Though not himself a great innovator, with a rolling, church-based piano style closer to the music's rural roots, Slim probably did more to drag its music into the urban, electrified age than any other single musician. He also helped the Chess brothers to realise that the future of the black music they loved lay not with the sophisticated acts like Ella Fitzgerald and Billy Eckstine, who performed at the Macomba supper club on 39th and Cottage Grove, but with the rougher music brought into the Windy City by immigrants from the rural south, a music which Phil and Len Chess had thought was already on the way out.

When Slim managed to persuade Len Chess that he ought to issue Muddy Waters on his Aristocrat label in 1947, he had already recorded for the company himself, and indeed in those first few releases you can see a transition, as Slim slid out of the picture. First, Slim himself recorded "Johnson Machine Gun" and "Fly Right Little Girl", then he and Big Crawford on bass backed up Muddy's first two titles. But by the time of Muddy's first great hit, "I Can't Be Satisfied", in April of the following year, Slim was not on the sessions any more, and he returned to the South Side clubs where his keyboard provided a solid foundation to the music of everyone from Waters to Jimmy Rogers, the bluesman from Atlanta.

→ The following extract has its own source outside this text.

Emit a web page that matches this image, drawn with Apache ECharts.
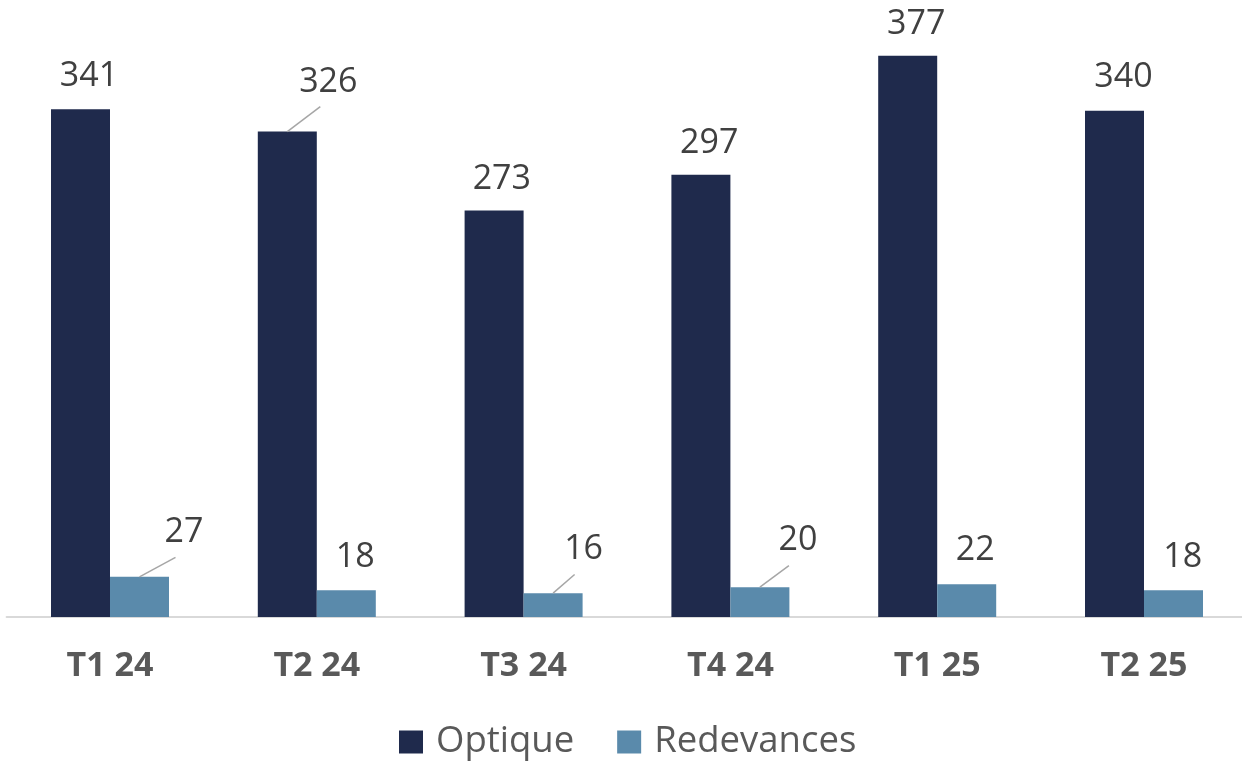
<!DOCTYPE html>
<html>
<head>
<meta charset="utf-8">
<script src="https://cdn.jsdelivr.net/npm/echarts@6/dist/echarts.min.js"></script>
<style>
html,body{margin:0;padding:0;background:#fff;}
#chart{width:1242px;height:761px;}
</style>
</head>
<body>
<div id="chart"></div>
<script>
const categories = ['T1 24', 'T2 24', 'T3 24', 'T4 24', 'T1 25', 'T2 25'];
const optique = [341, 326, 273, 297, 377, 340];
const redevances = [27, 18, 16, 20, 22, 18];

// label placement (manually moved labels in the original)
const optiqueLabelShift = [[8.5, -16], [41, -32.5], [7.7, -14], [8.3, -14.6], [8.5, -14.5], [9, -16.5]];
const redevLabelShift = [[44.5, -27.5], [9, -15.5], [30.5, -27], [38, -29.5], [8.5, -17], [9.3, -16]];
// leader lines: [dx, dy] from bar top centre, or null
const optiqueLeader = [null, [33, -25], null, null, null, null];
const redevLeader = [[36, -19.5], null, [21.5, -18.7], [29, -21.5], null, null];

const FONT = '"Open Sans", "Noto Sans", sans-serif';
const BAR_W = 59;

const labelStyle = {
  show: true,
  position: 'top',
  distance: 0,
  fontFamily: FONT,
  fontSize: 34,
  lineHeight: 34,
  color: '#404040'
};

// leader line data: [categoryIndex, value, side(-1 left bar / +1 right bar), dx, dy]
const leaderData = [];
optique.forEach((v, i) => { if (optiqueLeader[i]) leaderData.push([i, v, -1, optiqueLeader[i][0], optiqueLeader[i][1]]); });
redevances.forEach((v, i) => { if (redevLeader[i]) leaderData.push([i, v, 1, redevLeader[i][0], redevLeader[i][1]]); });

const chart = echarts.init(document.getElementById('chart'), null, { renderer: 'canvas' });
chart.setOption({
  animation: false,
  backgroundColor: '#ffffff',
  grid: { left: 6.6, width: 1240.8, top: 21.4, bottom: 144, containLabel: false, outerBoundsMode: 'none' },
  legend: {
    left: 399,
    top: 723.5,
    padding: 0,
    itemWidth: 24,
    itemHeight: 23,
    itemGap: 43,
    icon: 'rect',
    textStyle: { fontFamily: FONT, fontSize: 36.5, lineHeight: 36, color: '#595959', padding: [0, 0, 0, 8] },
    data: ['Optique', 'Redevances']
  },
  xAxis: {
    type: 'category',
    data: categories,
    axisLine: { show: true, lineStyle: { color: '#d9d9d9', width: 2 } },
    axisTick: { show: false },
    axisLabel: { fontFamily: FONT, fontSize: 34, lineHeight: 34, fontWeight: 'bold', color: '#595959', margin: 32 }
  },
  yAxis: {
    type: 'value',
    min: 0,
    max: 400,
    show: false,
    splitLine: { show: false }
  },
  series: [
    {
      name: 'Optique',
      type: 'bar',
      data: optique,
      barWidth: BAR_W,
      barGap: '0%',
      itemStyle: { color: '#1f2a4c' },
      label: labelStyle,
      labelLayout: function (p) { const s = optiqueLabelShift[p.dataIndex]; return { dx: s[0], dy: s[1] }; }
    },
    {
      name: 'Redevances',
      type: 'bar',
      data: redevances,
      barWidth: BAR_W,
      barGap: '0%',
      itemStyle: { color: '#5a8aab' },
      label: labelStyle,
      labelLayout: function (p) { const s = redevLabelShift[p.dataIndex]; return { dx: s[0], dy: s[1] }; }
    },
    {
      name: 'leaders',
      type: 'custom',
      silent: true,
      z: 5,
      data: leaderData,
      renderItem: function (params, api) {
        const pt = api.coord([api.value(0), api.value(1)]);
        const x0 = pt[0] + api.value(2) * BAR_W / 2;
        const y0 = pt[1];
        return {
          type: 'line',
          shape: { x1: x0, y1: y0, x2: x0 + api.value(3), y2: y0 + api.value(4) },
          style: { stroke: '#a6a6a6', lineWidth: 1.5 }
        };
      }
    }
  ]
});
</script>
</body>
</html>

Slim was born Albert Luandrew in 1907, on a plantation between the towns of Vance and Lambert in Quitman County, Missouri, and started playing piano in the local church at the age of 14. In 1924 he got a job playing music behind silent movies at a Lambert cinema and adopted the "Sunnyland" nickname.

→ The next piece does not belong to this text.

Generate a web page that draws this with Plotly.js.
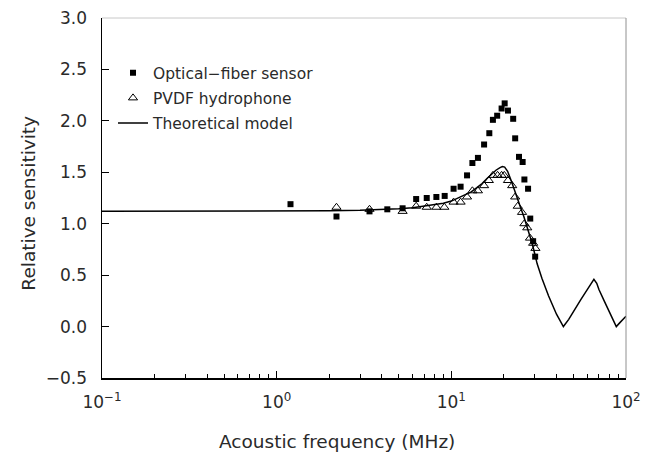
<!DOCTYPE html>
<html>
<head>
<meta charset="utf-8">
<script src="https://cdn.plot.ly/plotly-3.0.1.min.js"></script>
<style>html,body{margin:0;padding:0;background:#fff;}#chart{width:654px;height:456px;}</style>
</head>
<body>
<div id="chart"></div>
<script>
// Optical-fiber sensor (filled squares)
const fiberFreq = [1.2, 2.2, 3.4, 4.3, 5.26, 6.29, 7.23, 8.21, 9.16, 10.3, 11.3, 12.3, 13.2, 14.2, 15.4, 16.5, 17.3, 18.3, 19.4, 20.2, 21.1, 22.6, 23.2, 24.4, 25.6, 26.2, 27.5, 28.3, 29.4, 30.2];
const fiberSens = [1.19, 1.07, 1.12, 1.14, 1.15, 1.24, 1.25, 1.26, 1.27, 1.34, 1.36, 1.47, 1.59, 1.64, 1.77, 1.88, 2.01, 2.05, 2.12, 2.17, 2.10, 2.02, 1.83, 1.65, 1.60, 1.43, 1.34, 1.05, 0.83, 0.68];
// PVDF hydrophone (open triangles)
const pvdfFreq = [2.2, 3.4, 5.26, 6.29, 7.23, 8.21, 9.12, 10.3, 11.3, 12.3, 13.2, 14.2, 15.4, 16.4, 17.3, 18.4, 19.4, 20.1, 21.1, 22.3, 23.2, 24.0, 25.4, 26.2, 27.2, 28.2, 29.4, 30.3];
const pvdfSens = [1.16, 1.14, 1.12, 1.17, 1.16, 1.16, 1.16, 1.21, 1.21, 1.26, 1.32, 1.32, 1.37, 1.42, 1.47, 1.47, 1.47, 1.47, 1.42, 1.37, 1.26, 1.17, 1.11, 1.00, 0.96, 0.86, 0.81, 0.76];
// Theoretical model (solid line)
const modelFreq = [0.1, 0.5, 1, 2, 3, 4, 5, 6, 7, 8, 9, 10, 11, 12, 13, 14, 15, 16, 17, 18, 19, 19.6, 20.2, 21, 22, 23, 24, 25, 26, 27, 28, 29, 30, 31, 33, 36, 40, 43.8, 47, 50, 55, 60, 63, 65.5, 68, 70, 75, 80, 85, 88, 92, 96, 100];
const modelSens = [1.12, 1.12, 1.12, 1.125, 1.13, 1.135, 1.145, 1.155, 1.17, 1.185, 1.20, 1.22, 1.25, 1.28, 1.31, 1.35, 1.39, 1.44, 1.48, 1.52, 1.545, 1.555, 1.55, 1.51, 1.42, 1.32, 1.23, 1.15, 1.07, 0.98, 0.90, 0.81, 0.71, 0.61, 0.47, 0.30, 0.12, 0.0, 0.07, 0.15, 0.26, 0.36, 0.41, 0.46, 0.42, 0.36, 0.25, 0.15, 0.05, 0.0, 0.036, 0.07, 0.10];

const xTickVals = [0.1, 1, 10, 100];
const xTickText = ['10<sup>\u22121</sup>', '10<sup>0</sup>', '10<sup>1</sup>', '10<sup>2</sup>'];
const yTickVals = [-0.5, 0.0, 0.5, 1.0, 1.5, 2.0, 2.5, 3.0];
const yTickText = ['\u22120.5', '0.0', '0.5', '1.0', '1.5', '2.0', '2.5', '3.0'];

const names = ['Optical\u2212fiber sensor', 'PVDF hydrophone', 'Theoretical model'];
const xTitle = 'Acoustic frequency (MHz)';
const yTitle = 'Relative sensitivity';

const traces = [
  {x: fiberFreq, y: fiberSens, name: names[0], legendgroup: 'g1', type: 'scatter', mode: 'markers',
   marker: {symbol: 'square', size: 6, color: '#000'}},
  {x: pvdfFreq, y: pvdfSens, name: names[1], legendgroup: 'g2', type: 'scatter', mode: 'markers',
   marker: {symbol: 'triangle-up-open', size: 8, color: '#000', line: {width: 1, color: '#000'}}},
  {x: modelFreq, y: modelSens, name: names[2], legendgroup: 'g3', type: 'scatter', mode: 'lines',
   line: {color: '#000', width: 1.5}}
];

const fam = 'DejaVu Sans, Verdana, sans-serif';
const txt = '#2a2a2a';

const layout = {
  width: 654, height: 456,
  margin: {l: 102, r: 28, t: 18, b: 78},
  paper_bgcolor: '#fff', plot_bgcolor: '#fff',
  font: {family: fam, size: 16, color: txt},
  showlegend: true,
  legend: {x: 0.021, y: 0.894, xanchor: 'left', yanchor: 'top', bgcolor: 'rgba(0,0,0,0)',
           font: {family: fam, size: 15.5, color: txt}, tracegroupgap: 2},
  xaxis: {
    type: 'log', range: [-1, 2],
    tickvals: xTickVals, ticktext: xTickText,
    ticks: 'inside', ticklen: 7, tickcolor: '#000', tickwidth: 1,
    minor: {ticks: 'inside', ticklen: 4, tickcolor: '#000', tickwidth: 1, dtick: 'D1', showgrid: false},
    showgrid: false, zeroline: false,
    showline: true, linecolor: '#000', linewidth: 1.5,
    ticklabelstandoff: 8,
    tickfont: {family: fam, size: 17, color: txt}
  },
  yaxis: {
    range: [-0.5, 3.0],
    tickvals: yTickVals, ticktext: yTickText,
    ticks: 'inside', ticklen: 7, tickcolor: '#000', tickwidth: 1,
    showgrid: false, zeroline: false,
    showline: true, linecolor: '#000', linewidth: 1.5,
    ticklabelstandoff: 10,
    tickfont: {family: fam, size: 17, color: txt}
  },
  annotations: [
    {text: xTitle, xref: 'paper', yref: 'paper', x: 0.448, y: -0.175, xanchor: 'center', yanchor: 'middle',
     showarrow: false, font: {family: fam, size: 18.5, color: txt}},
    {text: yTitle, xref: 'paper', yref: 'paper', x: -0.142, y: 0.486, xanchor: 'center', yanchor: 'middle',
     textangle: -90, showarrow: false, font: {family: fam, size: 18.5, color: txt}}
  ],
  shapes: [
    {type: 'line', xref: 'paper', yref: 'paper', x0: 0, x1: 1, y0: 1, y1: 1, line: {color: '#c8c8c8', width: 1}},
    {type: 'line', xref: 'paper', yref: 'paper', x0: 1, x1: 1, y0: 0, y1: 1, line: {color: '#909090', width: 1}}
  ]
};

Plotly.newPlot('chart', traces, layout, {displayModeBar: false, staticPlot: true});
</script>
</body>
</html>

He moved to Memphis in 1927, and stayed there for 15 years, ranging widely over the south from Tennessee to Mississippi, playing piano and roaring out the vocals in his powerful, blues-shouter voice, in any little dive or juke joint where mill workers gathered after hours. It was during this time that he first met Muddy Waters, seven years his junior, who had yet to be plucked from his rural niche.

Like many inhabitants of the rural south, Slim trekked north in 1942 to Chicago, stopping off briefly in St Louis en route, and while he worked in various manual jobs, mainly as a factory hand or trucker, he was soon playing regularly with the cream of Chicago blues players, including Waters, who had made the same trip himself the following year.

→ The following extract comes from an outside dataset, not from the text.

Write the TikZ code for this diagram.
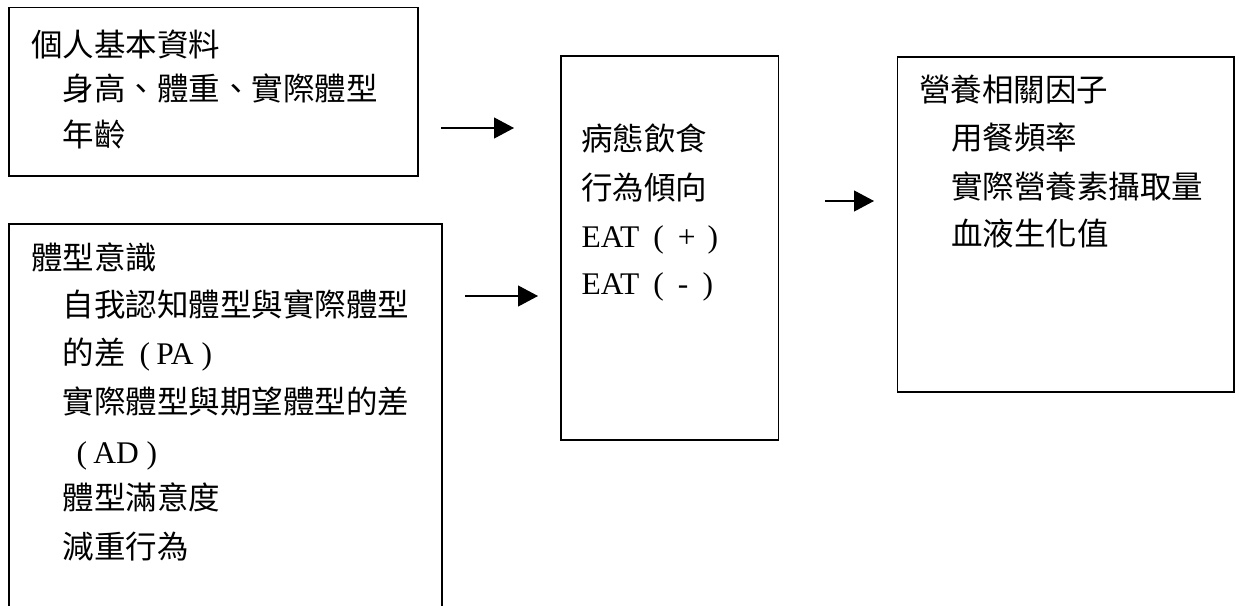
\documentclass[tikz,border=0pt]{standalone}
\usepackage{fontspec}
\setmainfont{Liberation Serif}
\newfontfamily\cjk{Noto Sans CJK TC}
\usetikzlibrary{arrows.meta}
\newcommand\mylp{\hspace{0.44em}(\hspace{0.2em}}
\newcommand\myrp{\hspace{0.25em})\hspace{0.4em}}
\tikzset{
  boxnode/.style={draw=black, line width=1.2pt, inner sep=0pt, rectangle},
  txt/.style={inner sep=0pt, anchor=base west, font=\fontsize{31.5}{38}\selectfont},
  conn/.style={line width=1.1pt, -{Triangle[length=20pt,width=21pt]}}
}
\begin{document}
\begin{tikzpicture}[x=1pt,y=-1pt]
\useasboundingbox (0,0) rectangle (1239,605);
\clip (0,0) rectangle (1239,605);
% boxes
\node[boxnode, minimum width=409pt, minimum height=168.5pt] (b1) at (213.5,91.75) {};
\node[boxnode, minimum width=433pt, minimum height=416pt] (b2) at (225.5,432) {};
\node[boxnode, minimum width=217.5pt, minimum height=384pt] (b3) at (669.75,248) {};
\node[boxnode, minimum width=336.5pt, minimum height=335pt] (b4) at (1065.75,224.5) {};
% box 1 text
\node[txt] (t11) at (31,56) {\cjk 個人基本資料};
\node[txt] (t12) at (62.5,100.5) {\cjk 身高、體重、實際體型};
\node[txt] (t13) at (62.5,146) {\cjk 年齡};
% box 2 text
\node[txt] (t21) at (31,269) {\cjk 體型意識};
\node[txt] (t22) at (62.5,316) {\cjk 自我認知體型與實際體型};
\node[txt] (t23) at (62.5,364.5) {\cjk 的差\rmfamily\mylp PA\myrp};
\node[txt] (t24) at (62.5,413) {\cjk 實際體型與期望體型的差};
\node[txt] (t25) at (62.5,463) {\mylp AD\myrp};
\node[txt] (t26) at (62.5,509) {\cjk 體型滿意度};
\node[txt] (t27) at (62.5,558) {\cjk 減重行為};
% box 3 text
\node[txt] (t31) at (581,150.5) {\cjk 病態飲食};
\node[txt] (t32) at (581,199.5) {\cjk 行為傾向};
\node[txt] (t33) at (581.5,247) {EAT\mylp\ +\hspace{0.13em}\myrp};
\node[txt] (t34) at (581.5,294) {EAT\mylp\ -\hspace{0.2em}\myrp};
% box 4 text
\node[txt] (t41) at (919,101) {\cjk 營養相關因子};
\node[txt] (t42) at (951,149) {\cjk 用餐頻率};
\node[txt] (t43) at (951,198) {\cjk 實際營養素攝取量};
\node[txt] (t44) at (951,245.5) {\cjk 血液生化值};
% connectors
\coordinate (a1s) at (441,128);
\coordinate (a1e) at (514,128);
\coordinate (a2s) at (465,296);
\coordinate (a2e) at (538,296);
\coordinate (a3s) at (825,201);
\coordinate (a3e) at (874,201);
\draw[conn] (a1s) -- (a1e);
\draw[conn] (a2s) -- (a2e);
\draw[conn] (a3s) -- (a3e);
\end{tikzpicture}
\end{document}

As a pianist, Slim was not so sophisticated as Memphis Slim or Otis Spann, who succeeded him in the keyboard hierarchy, and his singing also harked back to the acoustic era, carrying strong influences of Peter "Doctor" Clayton. Indeed, after drink killed Clayton, Slim was identified on his first recording break on the Victor label as "Doctor Clayton's Buddy", though interestingly these sides' impact was diminished by the fact that Slim did not play piano on them. His Aristocrat work ismore representative of his style.

Sunnyland Slim's contribution to African-American music was acknowledged in 1988 when he was awarded a National Heritage Fellowship from the National Endowment for the Arts.

Albert Luandrew (Sunnyland Slim), pianist: born Quitman County, Missouri 15 September 1907; married (one son); died 17 March 1995.